» **Problem statement**: Return each line of the listing below, unchanged, and omit the images.

------------------------------

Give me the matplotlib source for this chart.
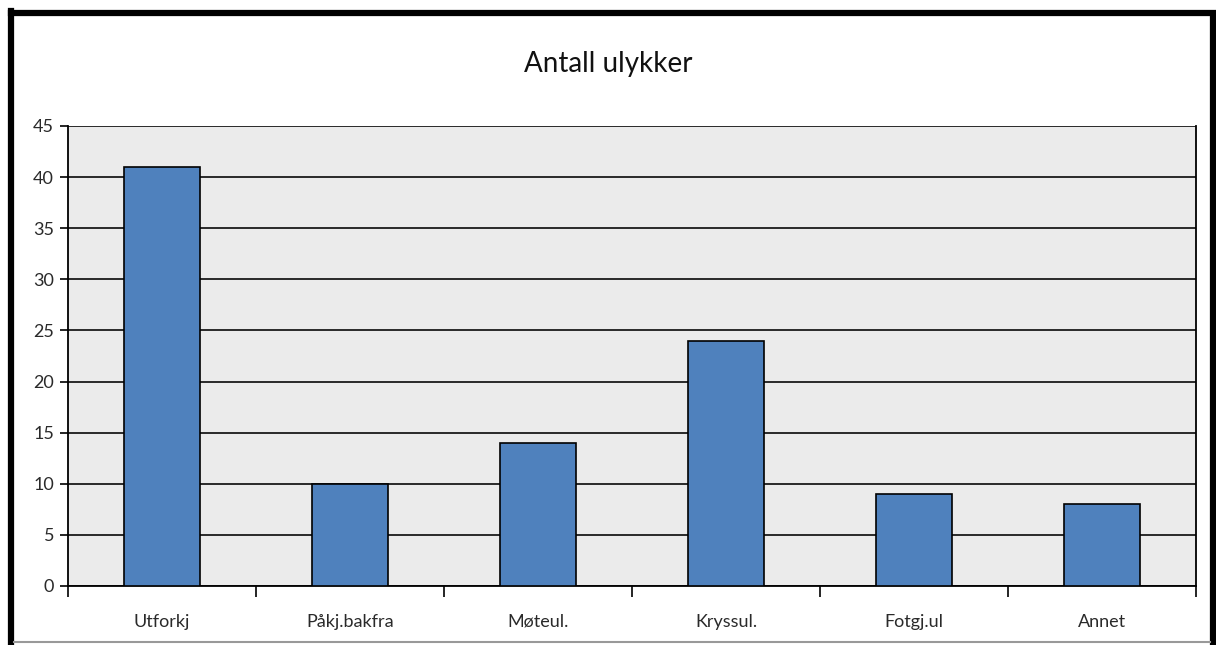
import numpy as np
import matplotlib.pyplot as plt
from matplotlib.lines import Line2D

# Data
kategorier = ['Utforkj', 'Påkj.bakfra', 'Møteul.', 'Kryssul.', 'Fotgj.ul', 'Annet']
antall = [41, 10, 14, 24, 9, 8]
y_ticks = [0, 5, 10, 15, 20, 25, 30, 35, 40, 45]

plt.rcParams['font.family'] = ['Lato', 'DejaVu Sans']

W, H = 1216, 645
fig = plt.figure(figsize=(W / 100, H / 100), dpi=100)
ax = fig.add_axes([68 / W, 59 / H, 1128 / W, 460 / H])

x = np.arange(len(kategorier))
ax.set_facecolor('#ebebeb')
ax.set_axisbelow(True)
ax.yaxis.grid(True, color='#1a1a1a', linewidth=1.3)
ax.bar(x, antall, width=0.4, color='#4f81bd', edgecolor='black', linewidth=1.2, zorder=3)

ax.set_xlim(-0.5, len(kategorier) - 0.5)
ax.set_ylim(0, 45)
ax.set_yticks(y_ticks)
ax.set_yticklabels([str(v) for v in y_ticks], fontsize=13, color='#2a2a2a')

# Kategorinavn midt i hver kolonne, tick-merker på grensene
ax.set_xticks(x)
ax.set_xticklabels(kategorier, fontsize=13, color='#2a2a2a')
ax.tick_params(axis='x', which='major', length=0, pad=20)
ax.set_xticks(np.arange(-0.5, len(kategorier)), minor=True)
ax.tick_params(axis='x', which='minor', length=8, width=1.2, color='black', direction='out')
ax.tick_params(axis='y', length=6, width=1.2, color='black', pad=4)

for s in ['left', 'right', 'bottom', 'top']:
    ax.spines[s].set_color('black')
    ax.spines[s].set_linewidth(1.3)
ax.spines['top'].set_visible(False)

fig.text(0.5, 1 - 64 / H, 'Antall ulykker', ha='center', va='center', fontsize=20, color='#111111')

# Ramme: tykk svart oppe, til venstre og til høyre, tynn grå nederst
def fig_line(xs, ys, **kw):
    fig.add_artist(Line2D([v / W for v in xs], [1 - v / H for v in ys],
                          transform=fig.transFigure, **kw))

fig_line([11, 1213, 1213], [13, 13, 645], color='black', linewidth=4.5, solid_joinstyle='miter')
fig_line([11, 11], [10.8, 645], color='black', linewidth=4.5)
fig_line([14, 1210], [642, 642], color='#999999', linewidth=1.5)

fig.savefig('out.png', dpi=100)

------------------------------

» **Solution to this task**:
Give me the matplotlib source for this chart.
import numpy as np
import matplotlib.pyplot as plt
from matplotlib.lines import Line2D

# Data
kategorier = ['Utforkj', 'Påkj.bakfra', 'Møteul.', 'Kryssul.', 'Fotgj.ul', 'Annet']
antall = [41, 10, 14, 24, 9, 8]
y_ticks = [0, 5, 10, 15, 20, 25, 30, 35, 40, 45]

plt.rcParams['font.family'] = ['Lato', 'DejaVu Sans']

W, H = 1216, 645
fig = plt.figure(figsize=(W / 100, H / 100), dpi=100)
ax = fig.add_axes([68 / W, 59 / H, 1128 / W, 460 / H])

x = np.arange(len(kategorier))
ax.set_facecolor('#ebebeb')
ax.set_axisbelow(True)
ax.yaxis.grid(True, color='#1a1a1a', linewidth=1.3)
ax.bar(x, antall, width=0.4, color='#4f81bd', edgecolor='black', linewidth=1.2, zorder=3)

ax.set_xlim(-0.5, len(kategorier) - 0.5)
ax.set_ylim(0, 45)
ax.set_yticks(y_ticks)
ax.set_yticklabels([str(v) for v in y_ticks], fontsize=13, color='#2a2a2a')

# Kategorinavn midt i hver kolonne, tick-merker på grensene
ax.set_xticks(x)
ax.set_xticklabels(kategorier, fontsize=13, color='#2a2a2a')
ax.tick_params(axis='x', which='major', length=0, pad=20)
ax.set_xticks(np.arange(-0.5, len(kategorier)), minor=True)
ax.tick_params(axis='x', which='minor', length=8, width=1.2, color='black', direction='out')
ax.tick_params(axis='y', length=6, width=1.2, color='black', pad=4)

for s in ['left', 'right', 'bottom', 'top']:
    ax.spines[s].set_color('black')
    ax.spines[s].set_linewidth(1.3)
ax.spines['top'].set_visible(False)

fig.text(0.5, 1 - 64 / H, 'Antall ulykker', ha='center', va='center', fontsize=20, color='#111111')

# Ramme: tykk svart oppe, til venstre og til høyre, tynn grå nederst
def fig_line(xs, ys, **kw):
    fig.add_artist(Line2D([v / W for v in xs], [1 - v / H for v in ys],
                          transform=fig.transFigure, **kw))

fig_line([11, 1213, 1213], [13, 13, 645], color='black', linewidth=4.5, solid_joinstyle='miter')
fig_line([11, 11], [10.8, 645], color='black', linewidth=4.5)
fig_line([14, 1210], [642, 642], color='#999999', linewidth=1.5)

fig.savefig('out.png', dpi=100)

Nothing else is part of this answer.